Shipping through the Strait of Hormuz has nearly come to a halt, triggering what was previously considered the worst-case scenario for energy markets. The number of empty supertankers in the Persian Gulf is rapidly decreasing, bringing producers closer to the point where they may have to cut output.
Although oil and gas prices surged this week, they still remain below the peaks recorded after Russia launched its full-scale invasion of Ukraine. On Friday, however, signs emerged that the oil market’s initial calm was fading, as Brent crude oil climbed above $90 per barrel, with weekly gains exceeding 25%.
Executives from four major trading companies, speaking anonymously, said the market may be underestimating the consequences of a prolonged blockade of the Strait of Hormuz. According to them, if hostilities do not de-escalate, oil prices could reach $100 per barrel within days.
Signs of tension in energy markets
Tensions are already visible in physical energy markets. Reduced operations at refineries in the Middle East and Asia have led to a sharp increase in refined product prices, particularly diesel fuel and jet fuel.
Bob McNally, president of Rapidan Energy Group and a former White House official, said the market is still trying to assess how long the Strait of Hormuz may remain closed.
“We expect Brent prices to reach $100 per barrel or more in the coming days or weeks once the market realizes that the Hormuz disruption could last weeks rather than being a short-term interruption,” he said.
A problem for Trump
Rising fuel prices pose a serious challenge for US President Donald Trump, who has repeatedly emphasized his ability to keep fuel prices under control.
Gasoline in the United States is currently more expensive than at any other point during his presidency. The White House has made several attempts this week to calm oil markets, but with limited effect so far.
For traders, the key question remains when energy supplies from the Persian Gulf region will resume. Each day without oil shipments through the Strait of Hormuz increases stockpiles and brings producers closer to the point where they may have to reduce output.
This week, Iraq has already begun cutting production, while Qatar halted liquefied natural gas output.
Bank and trader forecasts
Analysts at Goldman Sachs warned that there are significant upside risks to their oil price forecasts. Among the factors they highlighted were stricter-than-expected shipping restrictions in the Strait of Hormuz, limited capacity for Saudi Arabia to reroute exports to ports on the Red Sea, and the risk of a prolonged conflict.
According to analysts Daan Struyven and Yulia Zhestkova-Grigsby, oil prices could exceed $100 as early as next week if there are no signs of a resolution.
They added that the current supply shock is unprecedented and 17 times larger than the biggest disruption caused by Russia in the early weeks of the war in Ukraine.
Rapid rise in fuel prices
While Brent posted its second-largest weekly increase on record, some fuels are rising even faster:
diesel prices jumped more than 50% in one week;
jet fuel prices exceeded $200 per barrel in some regions;
natural gas prices in Europe rose by nearly two-thirds.

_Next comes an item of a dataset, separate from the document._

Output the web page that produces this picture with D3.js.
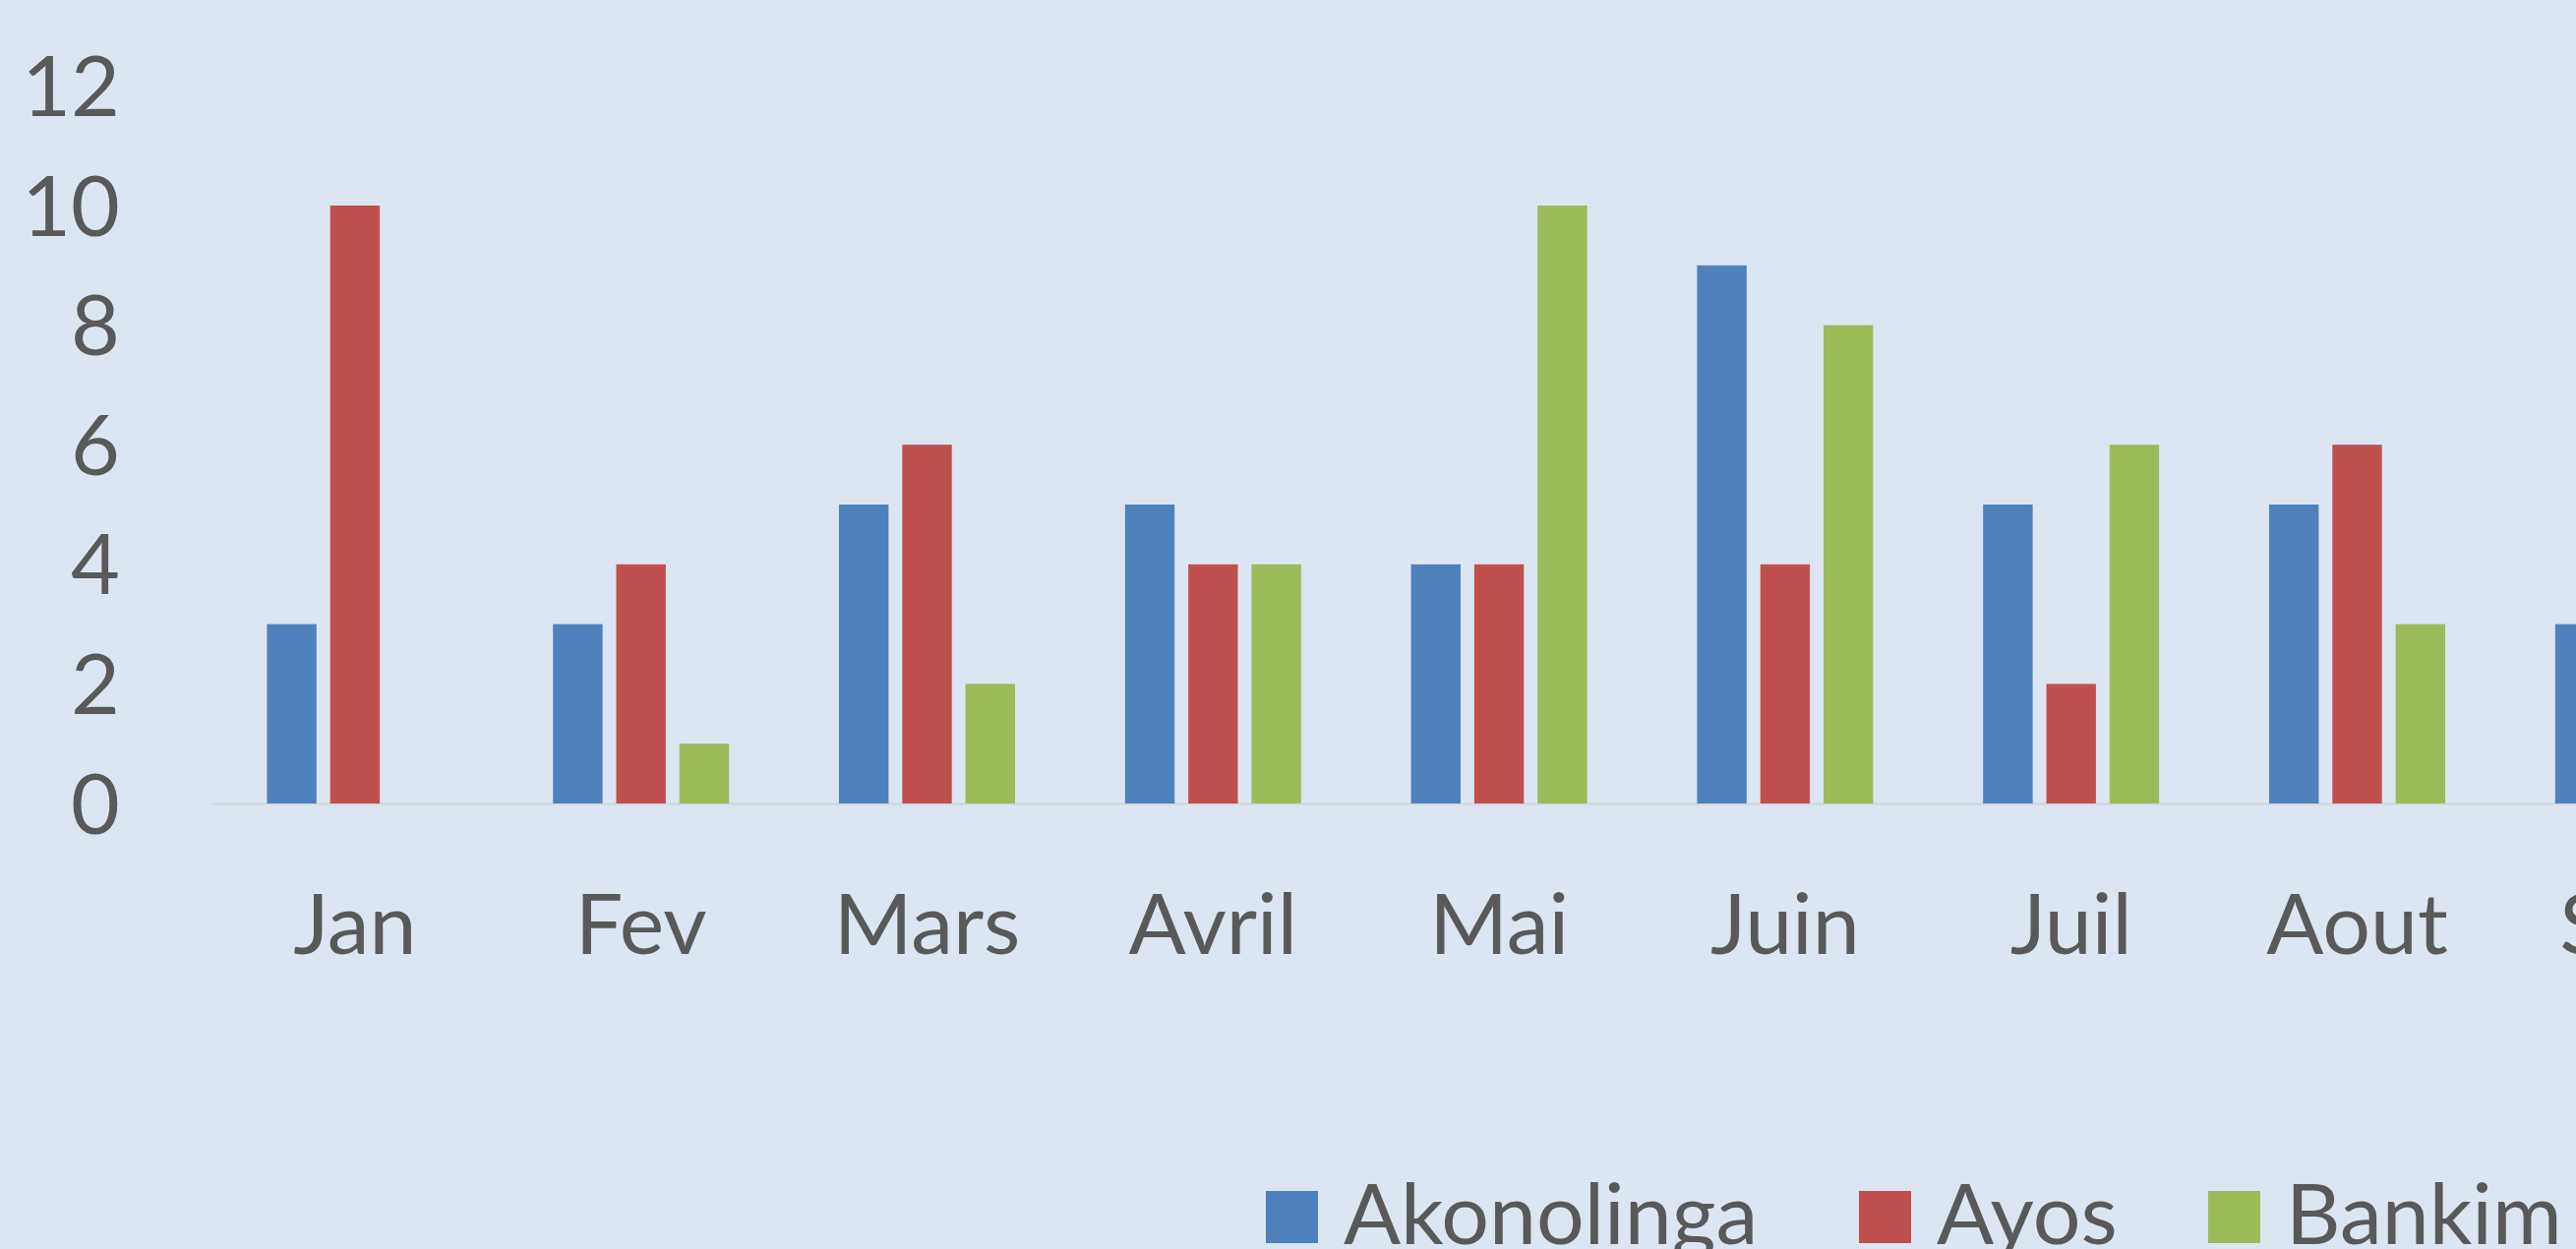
<!DOCTYPE html>
<html>
<head>
<meta charset="utf-8">
<script src="https://cdn.jsdelivr.net/npm/d3@7"></script>
<style>
  html, body { margin: 0; padding: 0; background: #DCE6F2; overflow: hidden; }
  svg { display: block; }
</style>
</head>
<body>
<svg id="chart" width="2619" height="1270"></svg>
<script>
const months = ["Jan", "Fev", "Mars", "Avril", "Mai", "Juin", "Juil", "Aout", "Sept"];
const seriesNames = ["Akonolinga", "Ayos", "Bankim"];
const akonolinga = [3, 3, 5, 5, 4, 9, 5, 5, 3];
const ayos       = [10, 4, 6, 4, 4, 4, 2, 6, null];
const bankim     = [0, 1, 2, 4, 10, 8, 6, 3, null];
const yTicks = [0, 2, 4, 6, 8, 10, 12];
const colors = ["#4F81BD", "#C0504D", "#9BBB59"];

const seriesValues = [akonolinga, ayos, bankim];
const rows = [];
months.forEach((m, i) => {
  seriesNames.forEach((s, j) => {
    const v = seriesValues[j][i];
    if (v !== null && v !== undefined) rows.push({ month: m, series: s, value: v });
  });
});

const svg = d3.select("#chart");
const textColor = "#595959";
const font = "Lato, 'Open Sans', sans-serif";

const bandStart = 215.5, bandStep = 290.8;
const x0 = d3.scaleBand().domain(months)
  .range([bandStart, bandStart + bandStep * months.length]).padding(0);
const x1 = d3.scaleBand().domain(seriesNames)
  .range([55.9, 234.9]).paddingInner(0.216).paddingOuter(0);
const y = d3.scaleLinear().domain([0, 12]).range([817, 87.4]);

// axis baseline
svg.append("line")
  .attr("x1", bandStart).attr("x2", 2619)
  .attr("y1", y(0) + 0.5).attr("y2", y(0) + 0.5)
  .attr("stroke", "#D0D4D9").attr("stroke-width", 2);

// bars
svg.append("g").selectAll("rect").data(rows).join("rect")
  .attr("x", d => x0(d.month) + x1(d.series))
  .attr("width", x1.bandwidth())
  .attr("y", d => y(d.value))
  .attr("height", d => y(0) - y(d.value))
  .attr("fill", d => colors[seriesNames.indexOf(d.series)]);

// y axis labels
const yAxis = d3.axisLeft(y).tickValues(yTicks).tickSize(0).tickPadding(0);
const gy = svg.append("g").attr("transform", "translate(122,0)").call(yAxis);
gy.select(".domain").remove();
gy.selectAll("text")
  .attr("fill", textColor).attr("font-family", font).attr("font-size", 86)
  .attr("dy", "0.35em").attr("x", 0);

// x axis labels
const xAxis = d3.axisBottom(x0).tickSize(0).tickPadding(0);
const gx = svg.append("g").attr("transform", "translate(0,970)").call(xAxis);
gx.select(".domain").remove();
gx.selectAll("text")
  .attr("fill", textColor).attr("font-family", font).attr("font-size", 86)
  .attr("dy", "0").attr("y", 0);

// legend
const legendX = [1287, 1890, 2245];
const lg = svg.append("g");
seriesNames.forEach((s, j) => {
  lg.append("rect")
    .attr("x", legendX[j]).attr("y", 1211)
    .attr("width", 53).attr("height", 53)
    .attr("fill", colors[j]);
  lg.append("text")
    .attr("x", legendX[j] + 79).attr("y", 1265)
    .attr("fill", textColor).attr("font-family", font).attr("font-size", 86)
    .text(s);
});
</script>
</body>
</html>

In response, China ordered its largest refineries to halt exports of gasoline and diesel. Similar measures were introduced by several other Asian countries.
Meanwhile, Qatar’s energy minister warned that oil prices could climb as high as $150 per barrel if the conflict is not resolved quickly.
Physical oil market reaction
Prices for physical oil cargoes are also surging, signaling strong demand for immediate deliveries. Some US crude grades are trading at their highest premium since 2020.
Norway’s key crude grade, which usually moves closely with Brent, traded more than $5 above the benchmark this week. Saudi Arabia also raised its official selling prices for oil by the most since August 2022.
Countries in the region are attempting to reroute supplies via alternative routes. Saudi Arabia is transporting oil more than 1,000 kilometers across the country to western ports, while the United Arab Emirates exports over 1 million barrels per day through the port of Fujairah, bypassing the Strait of Hormuz.